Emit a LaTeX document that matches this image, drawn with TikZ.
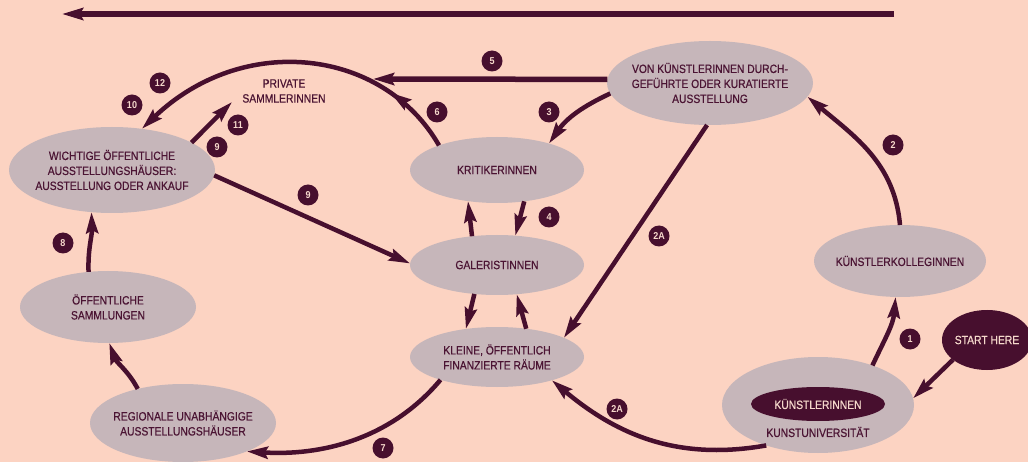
\documentclass[tikz,border=0pt]{standalone}
\usepackage{fontspec}
\setmainfont{Liberation Sans}
\newfontfamily\nodefont{Liberation Sans}[FakeStretch=0.86,FakeBold=0.6]
\newfontfamily\badgefont{Liberation Sans}[FakeStretch=0.9]
\usetikzlibrary{shapes.geometric,arrows.meta,decorations.markings}
\definecolor{bg}{HTML}{FCD3C2}
\definecolor{blob}{HTML}{C6B6BA}
\definecolor{ink}{HTML}{470F2E}
\definecolor{txt}{HTML}{4B1433}
\definecolor{pale}{HTML}{F6D9CC}
\tikzset{headtip/.tip={Stealth[length=21pt,width=12pt,inset=3pt]}}
\begin{document}
\begin{tikzpicture}[x=1pt,y=-1pt,
  blobnode/.style={ellipse, fill=blob, inner sep=0pt, outer sep=0pt},
  darknode/.style={ellipse, fill=ink, inner sep=0pt, outer sep=0pt},
  intext/.style={inner sep=0pt, text=txt, align=center, font=\nodefont\fontsize{12}{15}\selectfont},
  lighttext/.style={intext, text=pale},
  conn/.style={draw=ink, line width=4.5pt, -{headtip}},
  thickconn/.style={conn, line width=5.5pt},
  badge/.style={circle, fill=ink, text=pale, minimum size=21pt, inner sep=0pt, font=\badgefont\bfseries\fontsize{10}{10}\selectfont},
]
\fill[bg] (0,0) rectangle (1028,462);
\useasboundingbox (0,0) rectangle (1028,462);

% nodes
\node[blobnode, minimum width=206pt, minimum height=84pt, label={[intext]center:{VON KÜNSTLERINNEN DURCH-\\GEFÜHRTE ODER KURATIERTE\\AUSSTELLUNG}}] (von) at (710,83) {};
\node[blobnode, minimum width=174pt, minimum height=66pt, label={[intext]center:KRITIKERINNEN}] (krit) at (497,170) {};
\node[blobnode, minimum width=174pt, minimum height=60pt, label={[intext]center:GALERISTINNEN}] (gal) at (497,265) {};
\node[blobnode, minimum width=174pt, minimum height=60pt, label={[intext]center:{KLEINE, ÖFFENTLICH\\FINANZIERTE RÄUME}}] (klein) at (497,357) {};
\node[blobnode, minimum width=206pt, minimum height=86pt, label={[intext]center:{WICHTIGE ÖFFENTLICHE\\AUSSTELLUNGSHÄUSER:\\AUSSTELLUNG ODER ANKAUF}}] (wicht) at (112,170) {};
\node[intext] (priv) at (284,91) {PRIVATE\\SAMMLERINNEN};
\node[blobnode, minimum width=176pt, minimum height=72pt, label={[intext]center:{ÖFFENTLICHE\\SAMMLUNGEN}}] (oeff) at (108,307) {};
\node[blobnode, minimum width=186pt, minimum height=78pt, label={[intext]center:{REGIONALE UNABHÄNGIGE\\AUSSTELLUNGSHÄUSER}}] (reg) at (183,423) {};
\node[blobnode, minimum width=172pt, minimum height=72pt, label={[intext]center:KÜNSTLERKOLLEGINNEN}] (koll) at (900,261) {};
\node[darknode, minimum width=90pt, minimum height=60pt, label={[lighttext]center:START HERE}] (start) at (987,340) {};
\node[blobnode, minimum width=192pt, minimum height=96pt] (uni) at (818,405) {};
\node[darknode, minimum width=134pt, minimum height=34pt, label={[lighttext]center:KÜNSTLERINNEN}] (kin) at (818,404) {};
\node[intext] (unilabel) at (818,432) {KUNSTUNIVERSITÄT};

% free ends
\coordinate (topR) at (894,14);
\coordinate (topL) at (62,14);
\coordinate (p5) at (373,79);
\coordinate (p11) at (232,102);

% connectors
\draw[thickconn] (topR) -- (topL);
\draw[thickconn] (von.178) -- (p5);
\draw[conn] (uni.36) to[out=65,in=-95] (koll.-97);
\draw[conn] (koll.90) to[out=95,in=-40] (von.-8);
\draw[conn] (start.210) -- (uni.4);
\draw[conn] (von.186) to[out=205,in=55] (krit.27);
\draw[conn] (krit.-49) -- (gal.58);
\draw[conn] (gal.131) -- (krit.-133);
\draw[conn, postaction={decorate}, decoration={markings, mark=at position 0.21 with {\arrow{headtip}}}]
  (krit.157) .. controls (383,48) and (243,32) .. (wicht.54);
\draw[conn] (klein.202) .. controls (390,440) and (320,456) .. (reg.-24);
\draw[conn] (oeff.119) to[out=92,in=-88] (wicht.-116);
\draw[conn] (reg.143) to[out=118,in=-70] (oeff.-88);
\draw[conn] (wicht.-3) -- (gal.179);
\draw[conn] (wicht.19) -- (p11);
\draw[conn] (von.-94) -- (klein.16);
\draw[conn] (uni.218) to[out=190,in=-40] (klein.-23);
\draw[conn] (gal.-128) -- (klein.138);
\draw[conn] (klein.44) -- (gal.-56);

% badges
\node[badge] (b1) at (910,339) {1};
\node[badge] (b2) at (893,145) {2};
\node[badge] (b3) at (549,112) {3};
\node[badge] (b4) at (549,217) {4};
\node[badge] (b5) at (492,61) {5};
\node[badge] (b6) at (437,112) {6};
\node[badge] (b7) at (383,448) {7};
\node[badge] (b8) at (63,243) {8};
\node[badge] (b9a) at (217,147) {9};
\node[badge] (b9b) at (308,195) {9};
\node[badge] (b10) at (132,105) {10};
\node[badge] (b11) at (238,125) {11};
\node[badge] (b12) at (160,83) {12};
\node[badge] (b2a) at (659,236) {2A};
\node[badge] (b2b) at (617,409) {2A};
\end{tikzpicture}
\end{document}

★ ★ ★ ★ ★ ★ ★

Reproduce each line holding the word "with".

Emit a LaTeX document that matches this image, drawn with TikZ.
\draw[conn, postaction={decorate}, decoration={markings, mark=at position 0.21 with {\arrow{headtip}}}]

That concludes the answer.